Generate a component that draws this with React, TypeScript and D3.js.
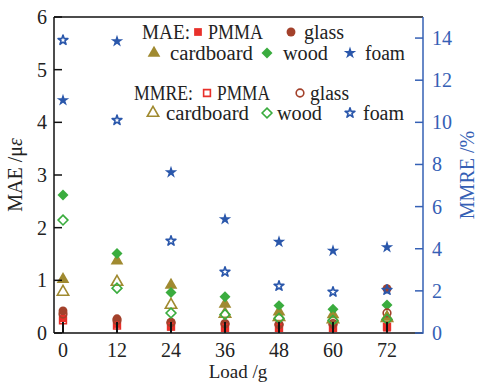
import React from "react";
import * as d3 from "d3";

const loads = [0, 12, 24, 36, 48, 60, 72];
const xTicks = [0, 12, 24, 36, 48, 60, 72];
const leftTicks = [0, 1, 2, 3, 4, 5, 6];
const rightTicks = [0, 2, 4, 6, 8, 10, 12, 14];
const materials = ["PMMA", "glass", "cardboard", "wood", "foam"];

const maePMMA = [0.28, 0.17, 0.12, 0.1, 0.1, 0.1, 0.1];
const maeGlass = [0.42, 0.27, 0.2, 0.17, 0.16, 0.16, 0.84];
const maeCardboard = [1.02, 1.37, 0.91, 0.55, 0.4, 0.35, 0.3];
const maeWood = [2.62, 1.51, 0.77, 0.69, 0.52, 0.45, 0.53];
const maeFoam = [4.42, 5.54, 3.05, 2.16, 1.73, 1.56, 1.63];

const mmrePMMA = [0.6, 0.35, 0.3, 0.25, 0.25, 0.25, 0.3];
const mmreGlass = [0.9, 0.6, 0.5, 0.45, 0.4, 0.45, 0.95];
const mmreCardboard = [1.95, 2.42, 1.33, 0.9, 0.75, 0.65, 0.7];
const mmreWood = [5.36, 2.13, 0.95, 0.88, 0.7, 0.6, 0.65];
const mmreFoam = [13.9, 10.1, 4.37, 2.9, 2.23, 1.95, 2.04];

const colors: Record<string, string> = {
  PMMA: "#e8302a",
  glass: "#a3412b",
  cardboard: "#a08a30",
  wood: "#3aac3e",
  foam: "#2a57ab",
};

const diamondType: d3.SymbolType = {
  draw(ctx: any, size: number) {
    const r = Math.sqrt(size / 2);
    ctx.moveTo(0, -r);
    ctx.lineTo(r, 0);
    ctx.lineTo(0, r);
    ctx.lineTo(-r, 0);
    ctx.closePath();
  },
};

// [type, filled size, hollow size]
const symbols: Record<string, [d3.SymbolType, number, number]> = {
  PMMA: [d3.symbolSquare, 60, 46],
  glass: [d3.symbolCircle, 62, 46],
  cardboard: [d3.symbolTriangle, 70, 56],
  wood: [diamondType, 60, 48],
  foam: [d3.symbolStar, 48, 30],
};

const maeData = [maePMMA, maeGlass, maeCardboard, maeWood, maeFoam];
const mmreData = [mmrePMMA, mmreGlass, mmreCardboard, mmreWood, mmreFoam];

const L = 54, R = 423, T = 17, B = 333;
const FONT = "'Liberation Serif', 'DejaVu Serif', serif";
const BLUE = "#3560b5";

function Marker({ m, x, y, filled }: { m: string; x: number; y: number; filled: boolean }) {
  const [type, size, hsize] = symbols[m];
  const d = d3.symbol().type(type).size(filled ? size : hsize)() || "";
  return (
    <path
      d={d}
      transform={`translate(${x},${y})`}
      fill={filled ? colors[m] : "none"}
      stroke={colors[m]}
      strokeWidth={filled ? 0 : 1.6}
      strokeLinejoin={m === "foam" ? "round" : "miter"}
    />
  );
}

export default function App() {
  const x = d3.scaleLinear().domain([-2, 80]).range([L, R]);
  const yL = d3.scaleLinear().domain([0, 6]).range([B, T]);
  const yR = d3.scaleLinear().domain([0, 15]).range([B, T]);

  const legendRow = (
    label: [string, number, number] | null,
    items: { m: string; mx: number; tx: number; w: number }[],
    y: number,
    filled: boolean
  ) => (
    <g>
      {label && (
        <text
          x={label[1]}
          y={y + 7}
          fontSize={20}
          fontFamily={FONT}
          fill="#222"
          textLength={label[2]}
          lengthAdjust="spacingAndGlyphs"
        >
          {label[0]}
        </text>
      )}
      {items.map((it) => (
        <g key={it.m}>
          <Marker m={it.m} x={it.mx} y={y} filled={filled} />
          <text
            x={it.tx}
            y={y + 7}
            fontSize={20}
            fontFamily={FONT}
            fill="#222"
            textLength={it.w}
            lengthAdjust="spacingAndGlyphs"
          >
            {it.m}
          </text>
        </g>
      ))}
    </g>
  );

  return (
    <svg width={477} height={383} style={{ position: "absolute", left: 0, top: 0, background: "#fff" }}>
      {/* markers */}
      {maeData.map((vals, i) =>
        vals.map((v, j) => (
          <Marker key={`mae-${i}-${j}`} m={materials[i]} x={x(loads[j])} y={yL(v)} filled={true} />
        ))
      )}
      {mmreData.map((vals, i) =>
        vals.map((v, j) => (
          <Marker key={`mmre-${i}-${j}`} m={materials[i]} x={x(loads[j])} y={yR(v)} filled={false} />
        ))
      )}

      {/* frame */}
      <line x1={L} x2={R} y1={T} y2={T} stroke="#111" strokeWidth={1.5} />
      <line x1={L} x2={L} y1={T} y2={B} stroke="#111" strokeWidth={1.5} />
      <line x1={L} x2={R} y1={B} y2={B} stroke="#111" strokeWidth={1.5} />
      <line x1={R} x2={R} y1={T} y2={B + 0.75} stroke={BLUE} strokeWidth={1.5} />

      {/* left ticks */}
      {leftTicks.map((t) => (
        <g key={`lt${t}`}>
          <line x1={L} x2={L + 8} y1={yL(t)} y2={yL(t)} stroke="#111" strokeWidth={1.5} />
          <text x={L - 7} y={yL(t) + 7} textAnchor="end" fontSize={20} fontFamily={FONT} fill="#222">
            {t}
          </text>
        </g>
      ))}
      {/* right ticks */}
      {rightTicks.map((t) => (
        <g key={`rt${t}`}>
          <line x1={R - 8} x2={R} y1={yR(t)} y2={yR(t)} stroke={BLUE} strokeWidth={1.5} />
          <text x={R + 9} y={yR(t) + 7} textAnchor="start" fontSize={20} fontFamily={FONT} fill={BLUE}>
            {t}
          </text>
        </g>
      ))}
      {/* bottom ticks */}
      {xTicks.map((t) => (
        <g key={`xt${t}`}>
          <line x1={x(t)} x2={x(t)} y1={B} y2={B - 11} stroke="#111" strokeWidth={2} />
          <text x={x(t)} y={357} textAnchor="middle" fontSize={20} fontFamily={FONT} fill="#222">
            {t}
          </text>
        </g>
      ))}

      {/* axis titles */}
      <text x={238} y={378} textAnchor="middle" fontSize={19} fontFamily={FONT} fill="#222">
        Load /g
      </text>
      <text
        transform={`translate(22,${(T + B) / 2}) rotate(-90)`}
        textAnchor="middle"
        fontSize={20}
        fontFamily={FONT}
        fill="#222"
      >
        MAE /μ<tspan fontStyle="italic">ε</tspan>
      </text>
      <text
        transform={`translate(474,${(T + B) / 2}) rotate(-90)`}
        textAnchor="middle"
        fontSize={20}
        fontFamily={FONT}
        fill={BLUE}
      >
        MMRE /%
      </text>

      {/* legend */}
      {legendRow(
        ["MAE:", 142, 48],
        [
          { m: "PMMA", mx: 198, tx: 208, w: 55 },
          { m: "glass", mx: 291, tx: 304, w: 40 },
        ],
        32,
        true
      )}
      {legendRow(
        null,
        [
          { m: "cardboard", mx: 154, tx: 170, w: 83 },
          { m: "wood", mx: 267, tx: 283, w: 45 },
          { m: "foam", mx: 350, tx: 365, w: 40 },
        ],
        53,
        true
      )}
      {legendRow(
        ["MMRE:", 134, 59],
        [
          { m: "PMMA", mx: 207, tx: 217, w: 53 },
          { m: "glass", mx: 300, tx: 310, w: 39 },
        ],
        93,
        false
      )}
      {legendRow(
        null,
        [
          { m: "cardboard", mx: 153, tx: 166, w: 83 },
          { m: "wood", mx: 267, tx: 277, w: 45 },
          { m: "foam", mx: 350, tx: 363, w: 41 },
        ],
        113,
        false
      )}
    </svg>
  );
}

◆ ◆ ◆ ◆

## Description of the task:
Set down again, exactly, the lines of the material above from its first line to the one with "const mmreFoam = [13.9, 10.1, 4.37, 2.9, 2.23, 1.95, 2.04];", inclusive. Leave the pictures out.

## Written reply:
Generate a component that draws this with React, TypeScript and D3.js.
import React from "react";
import * as d3 from "d3";

const loads = [0, 12, 24, 36, 48, 60, 72];
const xTicks = [0, 12, 24, 36, 48, 60, 72];
const leftTicks = [0, 1, 2, 3, 4, 5, 6];
const rightTicks = [0, 2, 4, 6, 8, 10, 12, 14];
const materials = ["PMMA", "glass", "cardboard", "wood", "foam"];

const maePMMA = [0.28, 0.17, 0.12, 0.1, 0.1, 0.1, 0.1];
const maeGlass = [0.42, 0.27, 0.2, 0.17, 0.16, 0.16, 0.84];
const maeCardboard = [1.02, 1.37, 0.91, 0.55, 0.4, 0.35, 0.3];
const maeWood = [2.62, 1.51, 0.77, 0.69, 0.52, 0.45, 0.53];
const maeFoam = [4.42, 5.54, 3.05, 2.16, 1.73, 1.56, 1.63];

const mmrePMMA = [0.6, 0.35, 0.3, 0.25, 0.25, 0.25, 0.3];
const mmreGlass = [0.9, 0.6, 0.5, 0.45, 0.4, 0.45, 0.95];
const mmreCardboard = [1.95, 2.42, 1.33, 0.9, 0.75, 0.65, 0.7];
const mmreWood = [5.36, 2.13, 0.95, 0.88, 0.7, 0.6, 0.65];
const mmreFoam = [13.9, 10.1, 4.37, 2.9, 2.23, 1.95, 2.04];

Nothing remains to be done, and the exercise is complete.